Чем скрести по донышку (это занятие оставим историкам и фанатам), взглянем лучше на махаонов. Числом их три. Прежде всего – «Прощание с Баклавским», эхо классического нуара. История, настоянная на утратах, загубленных надеждах, негнущемся чувстве долга – и на любви, для крепости. От нее веет интонациями совсем другого Грина – создателя «Тихого американца». Тот же трагизм без слез и пафоса, та же спокойная обреченность, то же благоговение – со страхом напополам – перед непостижимой Азией. И все же «Прощание» не припишешь ни Грэму, ни Грэю: на ее флаге единственное имя, которое тоже стоило бы запомнить, – Иван Наумов. И повесть, уже отмеченная несколькими наградами, становится той линзой, что разом вбирает в себя всю пеструю сущность Кетополиса, если не порождает ее. Всё остальное – разложенный свет; разница в одной лишь степени дисперсии.
Следом идет история офицера – «Мое имя Никто». В рубленом ритме, в острых как бритва эпитетах, в буйной кинематографичности проступает знакомый почерк Шимуна Врочека. Монолог-воспоминание лейтенанта Козмо Дантона, станцевавшего танго с собственной судьбой, охватывает весь роман кольцом – и берет если не связностью, то страстью. А что еще нужно для танго?
Наконец, «Тени целлулоида» – история женщины, вычеркнутой из реальности. Скромная в средствах, небогатая на события – и все же одна из самых цельных. А еще в ней, единственной из всех (не считая «Баклавского»), проступает не только буква, но и дух источника, более прочих вдохновлявшего кетополийцев, – дух «новых странных». Если вычесть из «Китов и броненосцев» Джеффа Вандермеера и Чайну Мьевиля, останется разве что изобретательное предисловие Лазарчука да названия отдельных глав – но книге далеко и до дерзких постмодернистских экспериментов первого, и до идейных высот второго. Амбра, «город святых и безумцев», поглотила бы Кетополис без остатка – список соответствий занял бы несколько страниц; в Нью-Кробюзоне его сочли бы монохромной копией (не меньше найдется пересечений и с недавним «Кракеном», но это скорее случайность). И все же новелла о несчастной актрисе сошла бы за свою и в этих мирах; быть может, вы еще услышите ее в кабачке на бульваре Олбамут или в Барсучьей топи.
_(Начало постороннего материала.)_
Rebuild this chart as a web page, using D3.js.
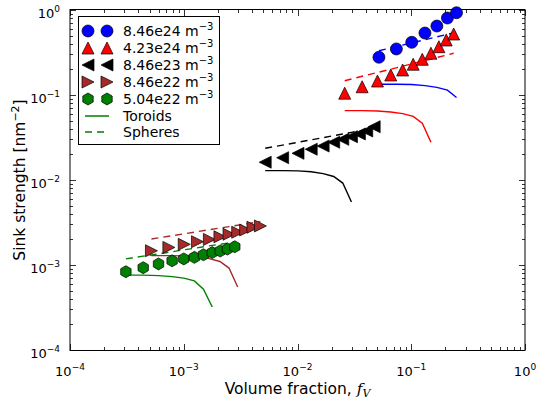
<!DOCTYPE html>
<html><head><meta charset="utf-8">
<script src="https://cdn.jsdelivr.net/npm/d3@7"></script>
<style>body{margin:0;background:#fff}svg{display:block}text{font-family:"DejaVu Sans",sans-serif}</style>
</head><body><svg id="c" width="539" height="405"></svg>
<script>
// ---- data ----
const fvBlue  = [0.052, 0.074, 0.101, 0.132, 0.168, 0.208, 0.25];
const kBlue   = [0.278, 0.348, 0.417, 0.536, 0.648, 0.805, 0.929];
const torBlue = [0.134, 0.134, 0.133, 0.129, 0.123, 0.114, 0.0935];
const sphBlue = [0.332, 0.371, 0.41, 0.447, 0.483, 0.517, 0.549];

const fvRed  = [0.026, 0.037, 0.0505, 0.066, 0.084, 0.104, 0.125, 0.149, 0.175, 0.203, 0.236];
const kRed   = [0.105, 0.125, 0.146, 0.172, 0.197, 0.230, 0.263, 0.31, 0.37, 0.444, 0.522];
const torRed = [0.0655, 0.0655, 0.0648, 0.0632, 0.0603, 0.056, 0.0465, 0.0278];
const sphRed = [0.147, 0.166, 0.184, 0.201, 0.218, 0.235, 0.25, 0.265, 0.28, 0.294, 0.31];

const fvBlack  = [0.0052, 0.0074, 0.0101, 0.0132, 0.0168, 0.0208, 0.025, 0.0298, 0.035, 0.0406, 0.0472];
const kBlack   = [0.0162, 0.0183, 0.0206, 0.023, 0.0251, 0.0278, 0.0301, 0.0323, 0.0348, 0.0377, 0.0424];
const torBlack = [0.0129, 0.0129, 0.0128, 0.0125, 0.0119, 0.011, 0.0092, 0.0055];
const sphBlack = [0.0236, 0.0257, 0.0278, 0.0297, 0.0315, 0.0332, 0.0348, 0.0363, 0.0378, 0.0392, 0.0407];

const fvBrown  = [0.00052, 0.00074, 0.00101, 0.00132, 0.00168, 0.00208, 0.0025, 0.00298, 0.0035, 0.00406, 0.00472];
const kBrown   = [0.00147, 0.00161, 0.00175, 0.00188, 0.002, 0.00215, 0.0023, 0.00243, 0.00258, 0.00278, 0.00288];
const torBrown = [0.00129, 0.00129, 0.00128, 0.00125, 0.00119, 0.0011, 0.00092, 0.00055];
const sphBrown = [0.00202, 0.00218, 0.00233, 0.00247, 0.0026, 0.00272, 0.00283, 0.00294, 0.00304, 0.00314, 0.00324];

const fvGreen  = [0.00031, 0.00044, 0.0006, 0.00079, 0.001, 0.00124, 0.00149, 0.00178, 0.00209, 0.00242, 0.00281];
const kGreen   = [0.000834, 0.000929, 0.00103, 0.00112, 0.00118, 0.00123, 0.00132, 0.0014, 0.00146, 0.00154, 0.00164];
const torGreen = [0.00076, 0.00076, 0.00075, 0.00073, 0.0007, 0.00065, 0.00052, 0.00032];
const sphGreen = [0.00118, 0.00127, 0.00135, 0.00143, 0.00151, 0.00157, 0.00164, 0.0017, 0.00175, 0.00181, 0.00187];

const seriesLabels = ["8.46e24", "4.23e24", "8.46e23", "8.46e22", "5.04e22"];
const tickExps = [-4, -3, -2, -1, 0];

const series = [
  {label: seriesLabels[0], color: "#0000ff", marker: "circle", fv: fvBlue,  k: kBlue,  tor: torBlue,  sph: sphBlue},
  {label: seriesLabels[1], color: "#ff0000", marker: "up",     fv: fvRed,   k: kRed,   tor: torRed,   sph: sphRed},
  {label: seriesLabels[2], color: "#000000", marker: "left",   fv: fvBlack, k: kBlack, tor: torBlack, sph: sphBlack},
  {label: seriesLabels[3], color: "#a52a2a", marker: "right",  fv: fvBrown, k: kBrown, tor: torBrown, sph: sphBrown},
  {label: seriesLabels[4], color: "#008000", marker: "hex",    fv: fvGreen, k: kGreen, tor: torGreen, sph: sphGreen}
];

// ---- layout ----
const L = 70, R = 525, T = 10, B = 350;
const svg = d3.select("#c");
const x = d3.scaleLog().domain([1e-4, 1]).range([L, R]);
const y = d3.scaleLog().domain([1e-4, 1]).range([B, T]);

function markerPath(type, h) {
  const p = d3.path();
  if (type === "circle") { p.arc(0, 0, h, 0, 2 * Math.PI); p.closePath(); }
  else if (type === "up") { p.moveTo(0, -h); p.lineTo(h, h); p.lineTo(-h, h); p.closePath(); }
  else if (type === "left") { p.moveTo(-h, 0); p.lineTo(h, -h); p.lineTo(h, h); p.closePath(); }
  else if (type === "right") { p.moveTo(h, 0); p.lineTo(-h, -h); p.lineTo(-h, h); p.closePath(); }
  else if (type === "hex") {
    for (let i = 0; i < 6; i++) {
      const a = -Math.PI / 2 + i * Math.PI / 3;
      const px = h * Math.cos(a), py = h * Math.sin(a);
      if (i === 0) p.moveTo(px, py); else p.lineTo(px, py);
    }
    p.closePath();
  }
  return p.toString();
}
const msize = {circle: 6, up: 6, left: 6, right: 6, hex: 6};

// ticks
const ticksG = svg.append("g").attr("stroke", "#000").attr("stroke-width", 0.8);
const minor = [];
for (let e = -4; e < 0; e++) for (let m = 2; m <= 9; m++) minor.push(m * Math.pow(10, e));
const major = tickExps.map(e => Math.pow(10, e));
function addTicks(vals, len) {
  vals.forEach(v => {
    const xp = Math.round(x(v)) + 0.5, yp = Math.round(y(v)) + 0.5;
    ticksG.append("line").attr("x1", xp).attr("x2", xp).attr("y1", B).attr("y2", B - len);
    ticksG.append("line").attr("x1", xp).attr("x2", xp).attr("y1", T).attr("y2", T + len);
    ticksG.append("line").attr("y1", yp).attr("y2", yp).attr("x1", L).attr("x2", L + len);
    ticksG.append("line").attr("y1", yp).attr("y2", yp).attr("x1", R).attr("x2", R - len);
  });
}
addTicks(minor, 3);
addTicks(major, 6);

// lines
const line = d3.line().x(d => x(d[0])).y(d => y(d[1]));
series.forEach(s => {
  svg.append("path").attr("d", line(s.tor.map((v, i) => [s.fv[i], v])))
    .attr("fill", "none").attr("stroke", s.color).attr("stroke-width", 1.4);
  svg.append("path").attr("d", line(s.sph.map((v, i) => [s.fv[i], v])))
    .attr("fill", "none").attr("stroke", s.color).attr("stroke-width", 1.4)
    .attr("stroke-dasharray", "7,5");
});
// markers
series.forEach(s => {
  svg.append("g").selectAll("path").data(s.fv.map((v, i) => [v, s.k[i]])).join("path")
    .attr("d", markerPath(s.marker, msize[s.marker]))
    .attr("transform", d => `translate(${x(d[0])},${y(d[1])})`)
    .attr("fill", s.color).attr("stroke", "#000").attr("stroke-width", 0.7);
});

// spines
const sp = svg.append("g").attr("stroke", "#000").attr("stroke-width", 1).attr("fill", "none");
sp.append("line").attr("x1", L).attr("x2", R).attr("y1", B + 0.5).attr("y2", B + 0.5);
sp.append("line").attr("x1", L).attr("x2", R).attr("y1", T - 0.5).attr("y2", T - 0.5);
sp.append("line").attr("x1", L).attr("x2", L).attr("y1", T - 1).attr("y2", B + 1);
sp.append("line").attr("x1", R).attr("x2", R).attr("y1", T - 1).attr("y2", B + 1);

// tick labels
tickExps.forEach(e => {
  const v = Math.pow(10, e);
  const tx = svg.append("text").attr("x", x(v)).attr("y", 376).attr("text-anchor", "middle")
    .attr("font-size", 13).attr("fill", "#000");
  tx.append("tspan").text("10");
  tx.append("tspan").attr("dy", -6).attr("font-size", 9).text(e === 0 ? "0" : "\u2212" + (-e));
  const ty = svg.append("text").attr("x", 60).attr("y", y(v) + 8).attr("text-anchor", "end")
    .attr("font-size", 13).attr("fill", "#000");
  ty.append("tspan").text("10");
  ty.append("tspan").attr("dy", -6).attr("font-size", 9).text(e === 0 ? "0" : "\u2212" + (-e));
});

// axis labels
const xl = svg.append("text").attr("x", (L + R) / 2).attr("y", 394).attr("text-anchor", "middle")
  .attr("font-size", 15.5);
xl.append("tspan").text("Volume fraction, ");
xl.append("tspan").attr("font-family", "DejaVu Serif").attr("font-style", "italic").text("f");
xl.append("tspan").attr("font-family", "DejaVu Serif").attr("font-style", "italic")
  .attr("font-size", 11).attr("dy", 3).text("V");

const yl = svg.append("text").attr("transform", `translate(25,${(T + B) / 2}) rotate(-90)`)
  .attr("text-anchor", "middle").attr("font-size", 15.5);
yl.append("tspan").text("Sink strength [nm");
yl.append("tspan").attr("font-size", 11).attr("dy", -6).text("\u22122");
yl.append("tspan").attr("dy", 6).text("]");

// legend
const lg = svg.append("g");
lg.append("rect").attr("x", 78.5).attr("y", 16.5).attr("width", 141).attr("height", 128)
  .attr("fill", "#fff").attr("stroke", "#000").attr("stroke-width", 1);
const rowY = [31, 48, 65, 82, 99, 116, 132];
series.forEach((s, i) => {
  [88, 107].forEach(mx => {
    lg.append("path").attr("d", markerPath(s.marker, msize[s.marker]))
      .attr("transform", `translate(${mx},${rowY[i]})`)
      .attr("fill", s.color).attr("stroke", "#000").attr("stroke-width", 0.7);
  });
  const t = lg.append("text").attr("x", 123).attr("y", rowY[i] + 5).attr("font-size", 14);
  t.append("tspan").text(s.label + " m");
  t.append("tspan").attr("font-size", 10).attr("dy", -6).text("\u22123");
});
lg.append("line").attr("x1", 85).attr("x2", 109).attr("y1", rowY[5]).attr("y2", rowY[5])
  .attr("stroke", "#008000").attr("stroke-width", 1.5);
lg.append("line").attr("x1", 85).attr("x2", 109).attr("y1", rowY[6]).attr("y2", rowY[6])
  .attr("stroke", "#008000").attr("stroke-width", 1.5).attr("stroke-dasharray", "7,5");
lg.append("text").attr("x", 123).attr("y", rowY[5] + 5).attr("font-size", 14).text("Toroids");
lg.append("text").attr("x", 123).attr("y", rowY[6] + 5).attr("font-size", 14).text("Spheres");
</script></body></html>
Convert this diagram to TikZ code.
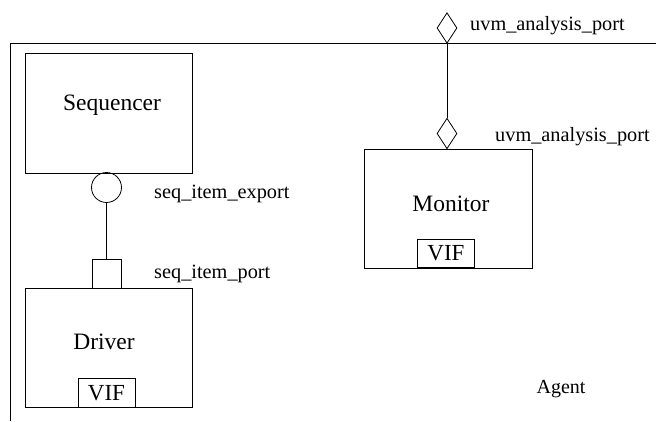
\documentclass[tikz,border=0pt]{standalone}
\usepackage{fontspec}
\setmainfont{Liberation Serif}
\usetikzlibrary{shapes.geometric}
\tikzset{
  block/.style={draw, rectangle, inner sep=0pt, line width=0.8pt},
  bigtext/.style={inner sep=0pt, font=\fontsize{23.5}{28}\selectfont},
  porttext/.style={inner sep=0pt, anchor=west, font=\fontsize{20.3}{24}\selectfont},
  vifbox/.style={block, minimum width=57pt, minimum height=28.5pt, font=\fontsize{23}{27}\selectfont},
  apport/.style={draw, diamond, inner sep=0pt, minimum width=20pt, minimum height=30.5pt, line width=0.8pt},
  wire/.style={line width=0.8pt}
}
\begin{document}
\begin{tikzpicture}[x=1pt, y=-1pt]
\useasboundingbox (0,0) rectangle (656,421);

% agent boundary (top and left edges)
\coordinate (agtr) at (656,43);
\coordinate (agtl) at (10.5,43);
\coordinate (agbl) at (10.5,421);
\draw[wire] (agtr) -- (agtl) -- (agbl);
\node[bigtext, font=\fontsize{20}{24}\selectfont] (agent) at (561,389) {Agent};

% sequencer with its export
\node[block, minimum width=167pt, minimum height=120pt] (seqbox) at (108.5,113) {};
\node[bigtext] (seqtext) at (112,105.5) {Sequencer};
\node[draw, circle, inner sep=0pt, minimum size=30pt, line width=0.8pt] (export) at (106.5,187.5) {};
\node[porttext] (exportlbl) at (154,194) {seq\_item\_export};

% driver with its port
\node[block, minimum width=29pt, minimum height=29pt] (port) at (106.5,273.5) {};
\node[porttext] (portlbl) at (154,273.5) {seq\_item\_port};
\node[block, minimum width=167pt, minimum height=119pt] (drvbox) at (108.5,347.5) {};
\node[bigtext] (drvtext) at (104,342) {Driver};
\node[vifbox] (drvvif) at (106.5,393) {VIF};
\draw[wire] (export.south) -- (port.north);

% monitor with its analysis ports
\node[block, minimum width=168pt, minimum height=119pt] (monbox) at (448,208.5) {};
\node[bigtext] (montext) at (451,204) {Monitor};
\node[vifbox] (monvif) at (446,253.5) {VIF};
\node[apport] (apagent) at (447,28) {};
\node[apport] (apmon) at (447,133.5) {};
\node[porttext] (apagentlbl) at (470,26) {uvm\_analysis\_port};
\node[porttext] (apmonlbl) at (495,137) {uvm\_analysis\_port};
\draw[wire] (apagent.south) -- (apmon.north);
\end{tikzpicture}
\end{document}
В Кетополисе есть всё: сиамцы, поляки, итальянцы (диаспорами); Чехов, Есенин, Мелвилл, Лавкрафт (отсылками); Васко да Гама, Джон Сильвер, Шаляпин (собственной персоной). Есть даже третий Грин – тот, что Александр Степанович; измените в «Сером автомобиле» несколько названий – вот вам и семнадцатая бабочка. Нет только одного – единого повествования, скрепляющего мозаику. Это не игра, даже не расстановка фигур – это шахматисты похрустывают костяшками, разминаясь перед схваткой. Зрителям остается вглядываться в узор доски, пытаясь сложить собственную историю из черных и белых клеток.
Так кто же кому приснился? Нам, наблюдающим этот сон со стороны, судить несколько проще – однако и выбирать приходится не из двух вариантов, а из трех. И грустный шорох последней страницы подсказывает, что верен именно третий, что автор «Кетополиса» – не бабочки и не Грин, а некая иная сущность. Не ты ли, читатель?